We doctors should have policed ourselves and sought more education a long time ago. Consider the National Survey on Drug Use and Health, which revealed that 75 percent of opioid misuse begins with people taking medications that were intended for others.

Opioid abuse has the feel of an infectious disease; it spreads via the medicine cabinet to someone other than the intended patient, and from there out to the street. Eighty percent of heroin users start off with prescription drugs, and the risk of addiction is particularly high when opioids are prescribed to high school students. Here again, opioid use spreads like a contagion, particularly among teens who drink alcohol.

As of 2012, 2.1 million people in the U.S., a huge number, were addicted to prescription opioids.

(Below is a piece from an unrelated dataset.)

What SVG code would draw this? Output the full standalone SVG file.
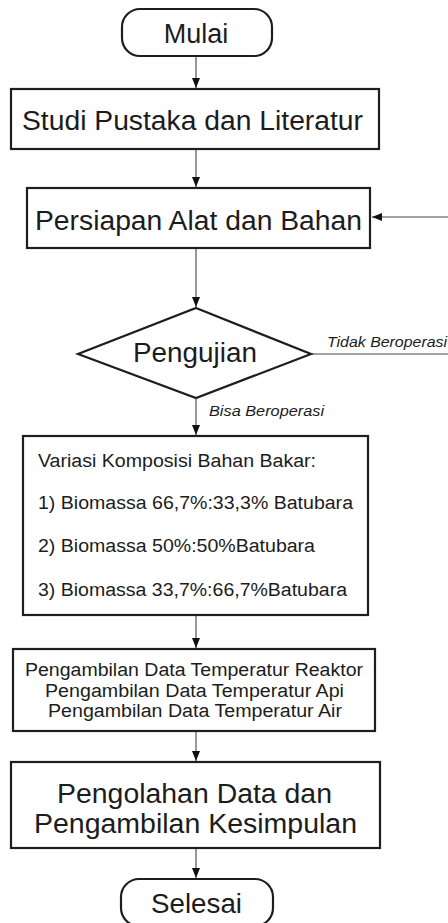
<svg xmlns="http://www.w3.org/2000/svg" width="448" height="923" viewBox="0 0 448 923">
<style>
.box{fill:#fff;stroke:#1e1e1e;stroke-width:2.2}
.con{fill:none;stroke:#444;stroke-width:1.1}
.t{font-family:"Liberation Sans",Arial,sans-serif;fill:#1c1c1c}
.big{font-size:27px}
.mid{font-size:18px}
.lab{font-size:14.5px;font-style:italic}
</style>
<defs>
<marker id="ah" markerUnits="userSpaceOnUse" markerWidth="10" markerHeight="10" viewBox="0 0 10 10" refX="10" refY="5" orient="auto">
<path d="M0,1 L10,5 L0,9 Z" fill="#111"/>
</marker>
</defs>
<rect width="448" height="923" fill="#fff"/>
<g id="connectors">
<line class="con" x1="196" y1="56" x2="196" y2="88" marker-end="url(#ah)"/>
<line class="con" x1="196" y1="149" x2="196" y2="187" marker-end="url(#ah)"/>
<line class="con" x1="196" y1="248" x2="196" y2="307" marker-end="url(#ah)"/>
<path class="con" d="M311,354 H452 V217 H372" marker-end="url(#ah)"/>
<line class="con" x1="196" y1="398" x2="196" y2="435" marker-end="url(#ah)"/>
<line class="con" x1="196" y1="615" x2="196" y2="648" marker-end="url(#ah)"/>
<line class="con" x1="196" y1="731" x2="196" y2="761" marker-end="url(#ah)"/>
<line class="con" x1="196" y1="848" x2="196" y2="878" marker-end="url(#ah)"/>
<text class="t lab" x="327" y="347" textLength="120" lengthAdjust="spacingAndGlyphs">Tidak Beroperasi</text>
<text class="t lab" x="209" y="416" textLength="115" lengthAdjust="spacingAndGlyphs">Bisa Beroperasi</text>
</g>
<g id="mulai">
<rect class="box" x="122" y="9" width="150" height="47" rx="18"/>
<text class="t" x="196" y="43" font-size="27" text-anchor="middle">Mulai</text>
</g>
<g id="studi">
<rect class="box" x="11" y="89" width="368" height="60"/>
<text class="t big" x="22" y="130" textLength="341" lengthAdjust="spacingAndGlyphs">Studi Pustaka dan Literatur</text>
</g>
<g id="persiapan">
<rect class="box" x="27" y="188" width="343" height="60"/>
<text class="t big" x="35" y="230" textLength="327" lengthAdjust="spacingAndGlyphs">Persiapan Alat dan Bahan</text>
</g>
<g id="pengujian">
<polygon class="box" points="196,308 311,354 196,398 78,354"/>
<text class="t big" x="133" y="362" textLength="124" lengthAdjust="spacingAndGlyphs">Pengujian</text>
</g>
<g id="variasi">
<rect class="box" x="23" y="436" width="345" height="179"/>
<text class="t mid" x="38" y="467" textLength="278" lengthAdjust="spacingAndGlyphs">Variasi Komposisi Bahan Bakar:</text>
<text class="t mid" x="38" y="509" textLength="315" lengthAdjust="spacingAndGlyphs">1) Biomassa 66,7%:33,3% Batubara</text>
<text class="t mid" x="38" y="552" textLength="277" lengthAdjust="spacingAndGlyphs">2) Biomassa 50%:50%Batubara</text>
<text class="t mid" x="38" y="596" textLength="309" lengthAdjust="spacingAndGlyphs">3) Biomassa 33,7%:66,7%Batubara</text>
</g>
<g id="pengambilan">
<rect class="box" x="13" y="649" width="362" height="82"/>
<text class="t mid" x="25" y="676" textLength="338" lengthAdjust="spacingAndGlyphs">Pengambilan Data Temperatur Reaktor</text>
<text class="t mid" x="45" y="697" textLength="299" lengthAdjust="spacingAndGlyphs">Pengambilan Data Temperatur Api</text>
<text class="t mid" x="48" y="717" textLength="294" lengthAdjust="spacingAndGlyphs">Pengambilan Data Temperatur Air</text>
</g>
<g id="pengolahan">
<rect class="box" x="11" y="762" width="369" height="86"/>
<text class="t big" x="57" y="803" textLength="275" lengthAdjust="spacingAndGlyphs">Pengolahan Data dan</text>
<text class="t big" x="34" y="833" textLength="323" lengthAdjust="spacingAndGlyphs">Pengambilan Kesimpulan</text>
</g>
<g id="selesai">
<rect class="box" x="121" y="879" width="152" height="47" rx="18"/>
<text class="t" x="151" y="913" font-size="27" textLength="91" lengthAdjust="spacingAndGlyphs">Selesai</text>
</g>
</svg>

The cure, as with any epidemic, is multifactorial. We must stamp out the problem at its source, by educating physicians in the risks and proper usage of opioids, as well as alternative treatments. While researchers pursue less addictive alternatives, the FDA is working at the same time to further limit and control what’s already on the market.

Calling the opioid epidemic a national emergency will release resources at the federal, state and local levels to help prevent, rescue and treat addicts. But even successful rehab programs have a high recidivism rate. It takes peer-to-peer support, an intervention drug like suboxone and having a reason to live to beat this disease.

Opioid addiction sends tentacles deep into the human brain that are very difficult to remove. The greatest responsibility for planting the seeds of addiction falls to the doctors who prescribe them.